Cranberry Eagle: Middlesex Township hosts public meeting to discuss transportation plan

Every two years, the Southwest Pennsylvania Commission, the metropolitan planning organization for the area that includes Butler County, updates its Transportation Improvement Plan, which is in effect for a three-year period. While the plan for 2023-26 is still in effect, the commission is working on putting together the plan for 2025-28, which comes into effect October 2024.

The commission held a public meeting at the Middlesex Township municipal building on Wednesday evening, Dec. 6, to gather feedback from Butler County residents.

Rob Vigue, Valencia Borough Council member, attended because he wanted to know how infrastructure developments around him would affect his neck of the woods.

“All this affects us directly, because Valencia’s right at the bottom, and a lot of people use Valencia to get to (Route) 228,” Vigue said. “So we always have our concerns because these can cause problems with the roads in our area, to back up and stuff like that.”

The Transportation Improvement Plan is a short-term plan for transportation projects in 10 counties and the city of Pittsburgh. Although the commission does help to procure funding through grants, it is up to agencies such as the state Department of Transportation to make sure that the plan is actually fulfilled.

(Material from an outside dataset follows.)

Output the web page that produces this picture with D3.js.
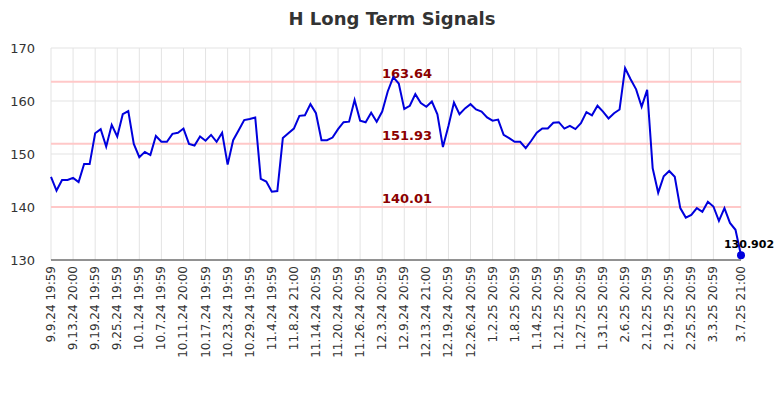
<!DOCTYPE html>
<html><head><meta charset="utf-8">
<script src="https://cdn.jsdelivr.net/npm/d3@7"></script>
<style>body{margin:0;background:#fff}text{font-family:"DejaVu Sans",sans-serif}</style>
</head><body>
<svg class="chart" width="784" height="400"></svg>
<script>
var tickLabels = ['9.9.24 19:59','9.13.24 20:00','9.19.24 19:59','9.25.24 19:59','10.1.24 19:59','10.7.24 19:59','10.11.24 20:00','10.17.24 19:59','10.23.24 19:59','10.29.24 19:59','11.4.24 19:59','11.8.24 21:00','11.14.24 20:59','11.20.24 20:59','11.26.24 20:59','12.3.24 20:59','12.9.24 20:59','12.13.24 21:00','12.19.24 20:59','12.26.24 20:59','1.2.25 20:59','1.8.25 20:59','1.14.25 20:59','1.21.25 20:59','1.27.25 20:59','1.31.25 20:59','2.6.25 20:59','2.12.25 20:59','2.19.25 20:59','2.25.25 20:59','3.3.25 20:59','3.7.25 21:00'];
var values = [145.7,143.1,145.1,145.1,145.5,144.7,148.1,148.1,153.9,154.7,151.4,155.5,153.3,157.5,158.1,151.9,149.4,150.4,149.8,153.4,
152.3,152.3,153.8,154.0,154.8,151.9,151.6,153.3,152.5,153.6,152.3,154.0,148.0,152.6,154.5,156.4,156.6,156.9,145.3,144.8,
142.9,143.0,153.0,153.9,154.8,157.2,157.3,159.4,157.7,152.6,152.6,153.1,154.7,156.0,156.1,160.2,156.3,156.0,157.8,156.1,
158.0,161.8,164.5,163.3,158.5,159.1,161.3,159.6,158.9,159.9,157.5,151.3,155.3,159.7,157.5,158.6,159.4,158.4,158.0,156.9,
156.3,156.5,153.6,153.0,152.3,152.3,151.1,152.5,154.0,154.8,154.8,155.9,156.0,154.8,155.3,154.7,155.8,157.9,157.3,159.1,
158.0,156.7,157.7,158.4,166.2,164.1,162.2,158.9,162.1,147.3,142.7,145.8,146.8,145.7,139.8,138.0,138.5,139.8,139.1,141.0,
140.1,137.4,139.8,137.0,135.7,130.902];
var levels = [163.64, 151.93, 140.01];
var yTicks = [130, 140, 150, 160, 170];

var svg = d3.select('.chart');
var padding = {t: 48, r: 43, b: 140, l: 51};
var w = 784 - padding.l - padding.r, h = 400 - padding.t - padding.b;
var g = svg.append('g').attr('transform', 'translate(' + padding.l + ',' + padding.t + ')');

var n = values.length;
var tickIdx = tickLabels.map(function(d, i) { return i < tickLabels.length - 1 ? i * 4 : n - 1; });
var x = d3.scaleLinear().domain([0, n - 1]).range([0, w]);
var y = d3.scaleLinear().domain([130, 170]).range([h, 0]);

svg.append('text').attr('x', 392).attr('y', 25).attr('text-anchor', 'middle')
  .style('font-size', '18px').style('font-weight', 'bold').style('fill', '#333').text('H Long Term Signals');

// grid
g.selectAll('.vg').data(tickIdx).enter().append('line')
  .attr('x1', function(d) { return x(d); }).attr('x2', function(d) { return x(d); })
  .attr('y1', 0).attr('y2', h).attr('stroke', '#e3e3e3');
g.selectAll('.hg').data(yTicks).enter().append('line')
  .attr('x1', 0).attr('x2', w).attr('y1', function(d) { return y(d); }).attr('y2', function(d) { return y(d); })
  .attr('stroke', '#e3e3e3');

// levels
g.selectAll('.lv').data(levels).enter().append('line')
  .attr('x1', 0).attr('x2', w).attr('y1', function(d) { return y(d); }).attr('y2', function(d) { return y(d); })
  .attr('stroke', '#ffc8c8').attr('stroke-width', 2);
g.selectAll('.lt').data(levels).enter().append('text')
  .attr('x', 356).attr('y', function(d) { return y(d) - 4; }).attr('text-anchor', 'middle')
  .style('font-size', '13px').style('font-weight', 'bold').style('fill', '#8b0000')
  .text(function(d) { return d.toFixed(2); });

// y labels
g.selectAll('.yl').data(yTicks).enter().append('text')
  .attr('x', -16).attr('y', function(d) { return y(d) + 5; }).attr('text-anchor', 'end')
  .style('font-size', '13px').style('fill', '#333').text(function(d) { return d; });

// x axis
g.append('line').attr('x1', 0).attr('x2', w).attr('y1', h).attr('y2', h).attr('stroke', '#333');
g.selectAll('.xl').data(tickLabels).enter().append('text')
  .attr('transform', function(d, i) { return 'translate(' + (x(tickIdx[i]) + 4) + ',' + (h + 6) + ') rotate(-90)'; })
  .attr('text-anchor', 'end').style('font-size', '12px').style('fill', '#333').text(function(d) { return d; });

var line = d3.line().x(function(d, i) { return x(i); }).y(function(d) { return y(d); });
g.append('path').datum(values).attr('d', line).attr('fill', 'none').attr('stroke', '#0000dd').attr('stroke-width', 2);

g.append('circle').attr('cx', x(n - 1)).attr('cy', y(values[n - 1])).attr('r', 4).attr('fill', '#0000dd');
g.append('text').attr('x', x(n - 1) + 8).attr('y', y(values[n - 1]) - 7).attr('text-anchor', 'middle')
  .style('font-size', '11px').style('font-weight', 'bold').style('fill', '#000').text(values[n - 1]);
</script>
</body></html>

“Our role is to facilitate the process of developing the TIP,” said Ryan Gordon, transportation program development manager for the commission. “And then from that point on, we turn it over to the sponsors of those projects. Most of them are PennDOT. It could be a transit agency, or it could be a local entity.”

“We have a very good relationship,” said Chad Mosco, portfolio engineer for PennDOT. “We’re very open to each other for suggestions. Ryan’s great. He communicates to us very well.”

Many of the “big-ticket” items that are expected to appear on the draft 2025-28 TIP are “carry-over items” — projects included on the current or previous improvement plans that haven’t been finished yet. These include the Three Degree Road intersection, as well as the replacement of the Karns Crossing Bridge.

“They’re already in the pipeline,” Gordon said. “They’ve already been started, ‘cause there’s many phases, many years to do some of these bigger projects.”

Another major item, the Balls Bend Safety Improvement Project, is expected to finish in January 2025 at a cost of $29.7 million. It promises to ease congestion and improve safety along a section of Route 228 by adding new travel lanes, two “jug handles,” and a new signal.

Gordon said some “candidate projects” suggested by the public are under consideration for the plan. However, he admitted the commission isn’t likely to include many of them, due to the high number of carry-over projects from past plans.

“We may not get too far down on this list, because of the carry-over and cost increases,” Gordon said. “But we always are constantly looking at needs. We’re constantly talking about projects. You never know when we’re going to free up some money and we can get one of these in there.”

During the meeting, Gordon touted the commission’s progress toward achieving its goals on the “Gateway 228” improvement plan, a series of improvement projects along Route 228 in the District 10 area. Out of the 11 projects listed, six have been finished, four are currently under construction, and one is in the engineering phase.

“Other counties would just be jealous of this, because this is a lot of investment in a corridor,” Gordon said. “We’re talking hundreds of millions of dollars here in this corridor.”

The 2025-28 TIP is scheduled to enter its formal 30-day comment period in May, before the commission adopts it the following month.